A Dynamical Approach to Efficient Eigenvalue Estimation in General Multiagent Networks

The paper proves that the recoverable eigenvalues (as defined via the total weights in the Jordan expansion) are exactly the roots of a Hankel-derived polynomial p_G, with multiplicities given by m̃_i, and that rank(H) equals the sum of these m̃_i.
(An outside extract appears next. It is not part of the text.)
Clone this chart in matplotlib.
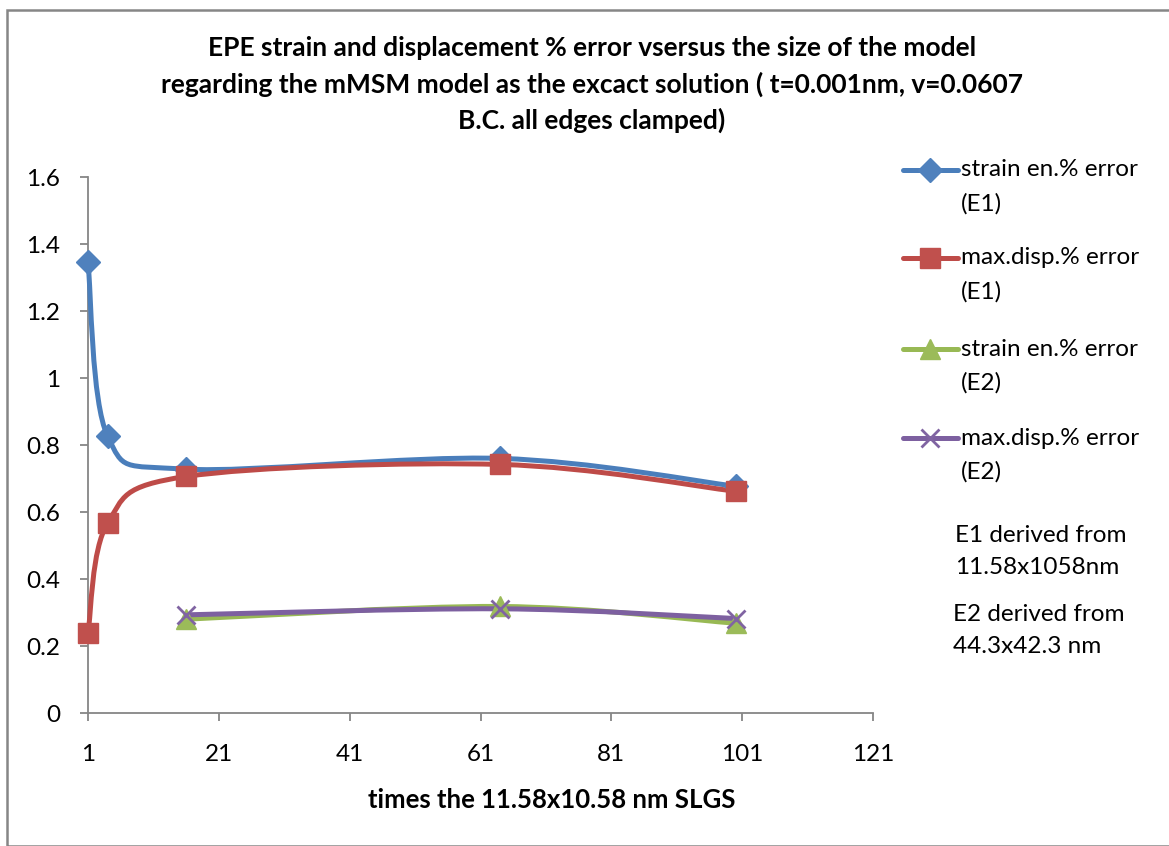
import numpy as np
import matplotlib
matplotlib.use("Agg")
import matplotlib.pyplot as plt
from matplotlib.path import Path
from matplotlib.patches import PathPatch, Rectangle
from matplotlib.lines import Line2D

plt.rcParams['font.family'] = ['Lato', 'DejaVu Sans']

# ---- data ----
x_e1 = [1, 4, 16, 64, 100]
strain_e1 = [1.345, 0.826, 0.728, 0.760, 0.677]
disp_e1 = [0.239, 0.567, 0.706, 0.742, 0.662]

x_e2 = [16, 64, 100]
strain_e2 = [0.280, 0.318, 0.268]
disp_e2 = [0.293, 0.311, 0.282]

series_labels = [("strain en.% error", "(E1)"), ("max.disp.% error", "(E1)"),
                 ("strain en.% error", "(E2)"), ("max.disp.% error", "(E2)")]
x_ticks = [1, 21, 41, 61, 81, 101, 121]
y_ticks = [0, 0.2, 0.4, 0.6, 0.8, 1.0, 1.2, 1.4, 1.6]
y_tick_labels = ["0", "0.2", "0.4", "0.6", "0.8", "1", "1.2", "1.4", "1.6"]

title_lines = ["EPE strain and displacement % error vsersus the size of the model",
               "regarding the mMSM model as the excact solution ( t=0.001nm, v=0.0607",
               "B.C. all edges clamped)"]
x_label = "times the 11.58x10.58 nm SLGS"
notes = [("E1 derived from", "11.58x1058nm"), ("E2 derived from", "44.3x42.3 nm")]

styles = [
    dict(line="#4A7EBB", face="#4F81BD", marker="D", ms=12.5),
    dict(line="#BE4B48", face="#C0504D", marker="s", ms=14.5),
    dict(line="#98B954", face="#9BBB59", marker="^", ms=14),
    dict(line="#7D60A0", face="#8064A2", marker="x", ms=12.5),
]

W, H = 1169, 846
fig = plt.figure(figsize=(W / 100, H / 100), dpi=100)


def fx(px):
    return px / W


def fy(py):
    return 1 - py / H


# chart frame
fig.add_artist(Rectangle((fx(7), 0), 1.0, 1 - 10 / H, transform=fig.transFigure,
                         fill=False, edgecolor="#868686", linewidth=1.8))

ax = fig.add_axes([fx(88), fy(713), (873 - 88) / W, (713 - 177) / H])
ax.set_xlim(1, 121)
ax.set_ylim(0, 1.6)


def smooth_path(xs, ys):
    """Cubic Bezier through all points (Catmull-Rom style, tension 1/6)."""
    pts = np.column_stack([xs, ys]).astype(float)
    n = len(pts)
    verts = [pts[0]]
    codes = [Path.MOVETO]
    for i in range(n - 1):
        p0 = pts[i - 1] if i > 0 else pts[i]
        p1 = pts[i]
        p2 = pts[i + 1]
        p3 = pts[i + 2] if i + 2 < n else pts[i + 1]
        c1 = p1 + (p2 - p0) / 6.0
        c2 = p2 - (p3 - p1) / 6.0
        verts += [c1, c2, p2]
        codes += [Path.CURVE4] * 3
    return Path(verts, codes)


all_series = [(x_e1, strain_e1), (x_e1, disp_e1), (x_e2, strain_e2), (x_e2, disp_e2)]
for (xs, ys), st in zip(all_series, styles):
    ax.add_patch(PathPatch(smooth_path(xs, ys), facecolor="none", edgecolor=st["line"],
                           linewidth=3.6, capstyle="round", joinstyle="round",
                           zorder=2, clip_on=False))
    if st["marker"] == "x":
        ax.plot(xs, ys, linestyle="none", marker="x", ms=st["ms"], mew=2,
                color=st["face"], zorder=3, clip_on=False)
    else:
        ax.plot(xs, ys, linestyle="none", marker=st["marker"], ms=st["ms"],
                mfc=st["face"], mec=st["face"], zorder=3, clip_on=False)

for s in ["top", "right"]:
    ax.spines[s].set_visible(False)
for s in ["left", "bottom"]:
    ax.spines[s].set_color("#868686")
    ax.spines[s].set_linewidth(1.3)
    ax.spines[s].set_zorder(1)
ax.set_xticks(x_ticks)
ax.set_xticklabels([str(v) for v in x_ticks])
ax.set_yticks(y_ticks)
ax.set_yticklabels(y_tick_labels)
ax.tick_params(axis="both", colors="#868686", labelcolor="black", labelsize=17.5,
               length=6, width=1.3, direction="out")
ax.tick_params(axis="x", pad=16)
ax.tick_params(axis="y", pad=14)

for line, yy in zip(title_lines, [48, 84, 120]):
    fig.text(fx(592), fy(yy), line, ha="center", va="center", fontsize=19,
             fontweight="bold")
fig.text(fx(552), fy(800), x_label, ha="center", va="center", fontsize=18.5,
         fontweight="bold")

# legend
leg_y = [170, 258, 349, 438]
for (l1, l2), st, yy in zip(series_labels, styles, leg_y):
    ln = Line2D([fx(903), fx(930), fx(958)], [fy(yy)] * 3, transform=fig.transFigure,
                color=st["line"], linewidth=3.6, solid_capstyle="round",
                marker=st["marker"], markevery=[1], ms=st["ms"],
                mfc=st["face"], mec=st["face"], mew=2 if st["marker"] == "x" else 1)
    fig.add_artist(ln)
    fig.text(fx(961), fy(yy), l1, ha="left", va="center", fontsize=17.5)
    fig.text(fx(961), fy(yy + 34), l2, ha="left", va="center", fontsize=17.5)

for (l1, l2), xx, yy in zip(notes, [955, 953], [535, 614]):
    fig.text(fx(xx), fy(yy), l1, ha="left", va="center", fontsize=17.5)
    fig.text(fx(xx), fy(yy + 32), l2, ha="left", va="center", fontsize=17.5)

fig.savefig("out.png", dpi=100, facecolor="white")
This is stated and proved in Theorem 4 and its appendix, together with Lemma 3 on the rank of the Hankel matrix and the expansion y[k] via Jordan powers and binomial coefficients , relying on the explicit J_i^k formula and the definitions of ω_i^{(s)}, ω̄_i^{(s)}, SG, and m̃_i . The candidate model’s solution reaches the same conclusions but via a different route: it uses a shift-operator/Taylor expansion argument with basis sequences φ_{λ,s}[k] = C(k,s) λ^{k-s}, a lowering identity (S−λ)φ_{λ,s} = φ_{λ,s−1}, and an eigenvalue-isolating triangular system to force p_G^{(t)}(λ_i) = 0 for t < m̃_i. It also derives a Hankel factorization and the bound rank(H) ≤ ∑ m̃_i, then matches degrees to conclude equality and exact multiplicities. This aligns in substance with the paper’s results, though the techniques differ. A minor note: the paper’s presentation tacitly treats the displayed r×r Hankel block as invertible when rank(H) = r, which typically holds but could benefit from a brief justification or a remark about choosing an appropriate full-rank r×r minor; the model’s proof avoids committing to that specific block by arguing via annihilators and operator calculus. Overall, both are correct; proofs differ in style (Jordan-block/Hankel linear prediction vs. shift-operator/Taylor).